1. A heat sink for cooling an electronic element of a circuit board with a plurality of mounting holes defined therein, comprising:

a dissipating part configured for dissipating heat; and

a mounting part configured for mounting the heat sink to the circuit board;

wherein the mounting part extends from the dissipating part integrally.

2. The heat sink of claim 1, wherein the dissipating part comprises a base, and a plurality of fins extending from the base along a first direction, the base is configured to contact with the electronic element and conduct heat from the electronic element to the fins.

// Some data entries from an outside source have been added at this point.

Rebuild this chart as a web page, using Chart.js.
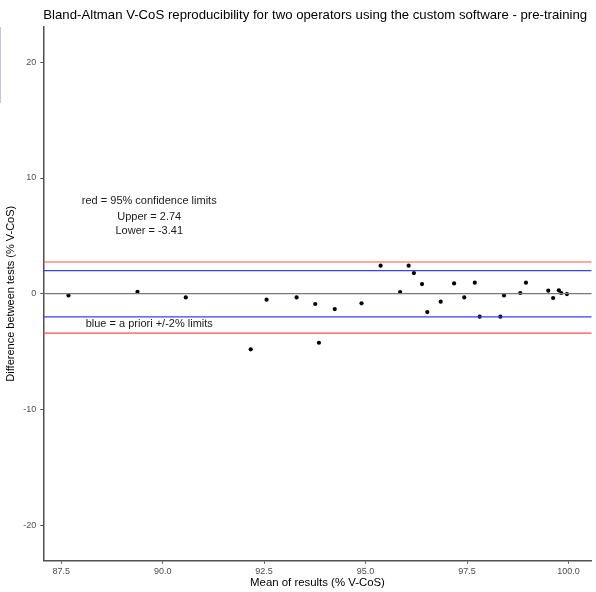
<!DOCTYPE html>
<html>
<head>
<meta charset="utf-8">
<script src="https://cdn.jsdelivr.net/npm/chart.js@4.4.1/dist/chart.umd.min.js"></script>
<style>
  html, body { margin: 0; padding: 0; background: #fff; }
  #wrap { position: relative; width: 596px; height: 592px; }
  #edge { position: absolute; left: 0; top: 27px; width: 1px; height: 76px; background: #c4c4d4; }
</style>
</head>
<body>
<div id="wrap"><canvas id="chart"></canvas><div id="edge"></div></div>
<script>
// mean of the two operators (x) and their difference (y)
const meanVals = [87.68, 89.38, 90.57, 92.17, 92.56, 93.30, 93.76, 93.85, 94.24, 94.90,
                  95.37, 95.85, 96.06, 96.19, 96.39, 96.52, 96.85, 97.18, 97.43, 97.69,
                  97.81, 98.32, 98.41, 98.81, 98.95, 99.50, 99.62, 99.76, 99.82, 99.96];
const diffVals = [-0.15, 0.15, -0.32, -4.81, -0.52, -0.32, -0.89, -4.24, -1.33, -0.83,
                  2.42, 0.14, 2.42, 1.78, 0.83, -1.59, -0.69, 0.89, -0.32, 0.95,
                  -1.99, -1.99, -0.15, 0.06, 0.95, 0.26, -0.37, 0.29, 0.06, -0.03];

const upperCL = 2.74;
const lowerCL = -3.41;
const aprioriLimit = 2;

const xTicks = [87.5, 90.0, 92.5, 95.0, 97.5, 100.0];
const yTicks = [-20, -10, 0, 10, 20];
const xMin = 87.06, xMax = 100.57;
const yMin = -23.08, yMax = 23.08;

const titleText = 'Bland-Altman V-CoS reproducibility for two operators using the custom software - pre-training';
const noteTexts = ['red = 95% confidence limits', 'Upper = 2.74', 'Lower = -3.41', 'blue = a priori +/-2% limits'];
const noteX = [89.67, 89.67, 89.67, 89.67];
const noteY = [7.98, 6.65, 5.38, -2.6];

const fontName = '"Liberation Sans", Arial, sans-serif';
Chart.defaults.font.family = fontName;

const hline = (v, color) => ({
    data: [{ x: xMin, y: v }, { x: xMax, y: v }],
    showLine: true,
    borderColor: color,
    borderWidth: 1.2,
    pointRadius: 0
});

const notesPlugin = {
    id: 'notes',
    afterDatasetsDraw(chart) {
        const { ctx, chartArea, scales: { x, y } } = chart;
        ctx.save();
        ctx.fillStyle = '#000';
        ctx.textBaseline = 'middle';
        ctx.textAlign = 'left';
        ctx.font = '13.2px ' + fontName;
        ctx.fillText(titleText, chartArea.left, 15);
        ctx.font = '11px ' + fontName;
        ctx.textAlign = 'center';
        ctx.fillStyle = '#1a1a1a';
        noteTexts.forEach((t, i) => {
            ctx.fillText(t, x.getPixelForValue(noteX[i]), y.getPixelForValue(noteY[i]));
        });
        ctx.restore();
    }
};

const axisColor = '#505050';
const tickFont = { family: fontName, size: 9 };

new Chart(document.getElementById('chart'), {
    type: 'scatter',
    data: {
        datasets: [
            hline(upperCL, '#ff5050'),
            hline(lowerCL, '#ff5050'),
            hline(aprioriLimit, '#3c3cff'),
            hline(-aprioriLimit, '#3c3cff'),
            hline(0, '#7a7a7a'),
            {
                data: meanVals.map((m, i) => ({ x: m, y: diffVals[i] })),
                backgroundColor: '#000',
                borderWidth: 0,
                pointRadius: 2.1
            }
        ]
    },
    options: {
        responsive: true,
        maintainAspectRatio: false,
        animation: false,
        layout: { padding: { top: 26.7, right: 4.3, left: 0, bottom: 0 } },
        plugins: {
            legend: { display: false },
            tooltip: { enabled: false },
            title: { display: false }
        },
        scales: {
            x: {
                type: 'linear',
                min: xMin,
                max: xMax,
                afterBuildTicks: s => { s.ticks = xTicks.map(v => ({ value: v })); },
                afterFit: s => { s.height = 31.3; },
                ticks: {
                    callback: v => v.toFixed(1),
                    color: '#4d4d4d', font: tickFont, padding: 2,
                    maxRotation: 0, autoSkip: false
                },
                grid: { drawOnChartArea: false, drawTicks: true, tickLength: 3, color: axisColor },
                border: { display: true, color: axisColor, width: 1.5 },
                title: {
                    display: true, text: 'Mean of results (% V-CoS)', color: '#000',
                    font: { family: fontName, size: 11.4 }, padding: { top: 0, bottom: 2.5 }
                }
            },
            y: {
                type: 'linear',
                min: yMin,
                max: yMax,
                afterBuildTicks: s => { s.ticks = yTicks.map(v => ({ value: v })); },
                afterFit: s => { s.width = 43.3; },
                ticks: { color: '#4d4d4d', font: tickFont, padding: 4, autoSkip: false },
                grid: { drawOnChartArea: false, drawTicks: true, tickLength: 3, color: axisColor },
                border: { display: true, color: axisColor, width: 1.5 },
                title: {
                    display: true, text: 'Difference between tests (% V-CoS)', color: '#000',
                    font: { family: fontName, size: 11 }, padding: { top: 4, bottom: 0 }
                }
            }
        }
    },
    plugins: [notesPlugin]
});
</script>
</body>
</html>
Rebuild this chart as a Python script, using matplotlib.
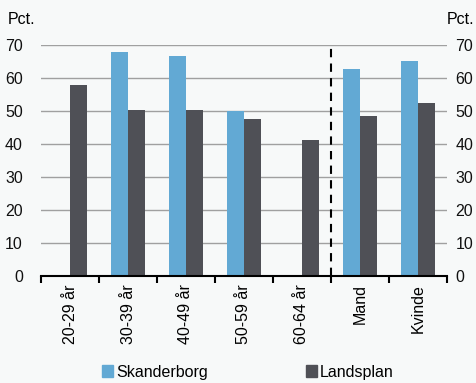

3. The heat sink of claim 2, wherein the mounting part comprises a plurality of pegs extending from the base along a second direction opposite to the first direction, the pegs are capable of being inserted into the mounting holes of the circuit board respectively to engage with the circuit board.

4. The heat sink of claim 3, wherein the base is square, the number of the pegs is four and the pegs are extending from four corner portions of the base.

5. The heat sink of claim 3, wherein each peg comprises a bar extending perpendicularly from the base, and a barb extending from a side of the bar, the barb is capable of being inserted into the corresponding mounting hole of the circuit board and abutting against the bottom of the circuit board.

6. The heat sink of claim 5, wherein each barb comprises a blocking surface perpendicular to the bar and configured for abutting against the bottom of the circuit board.

7. The heat sink of claim 6, wherein each barb comprises a slanting guiding surface slantingly extending from the bar and configured for guiding the barb to slide into the corresponding mounting hole of the circuit board.

8. The heat sink of claim 6, wherein each barb comprises an arc guiding surface and configured for guiding the barb to slide into the corresponding mounting hole of the circuit board.

9. The heat sink of claim 3, further comprising a reinforcing plate for preventing the circuit board from being warped, wherein the reinforcing plate defines a plurality of through holes corresponding to the plurality of mounting holes of the circuit board, upon a condition that the pegs being inserted through the mounting holes of the circuit board, the reinforcing plate is capable of being mounted to the circuit board via the pegs being inserted through the corresponding through holes of the reinforcing plate and clipping the reinforcing plate.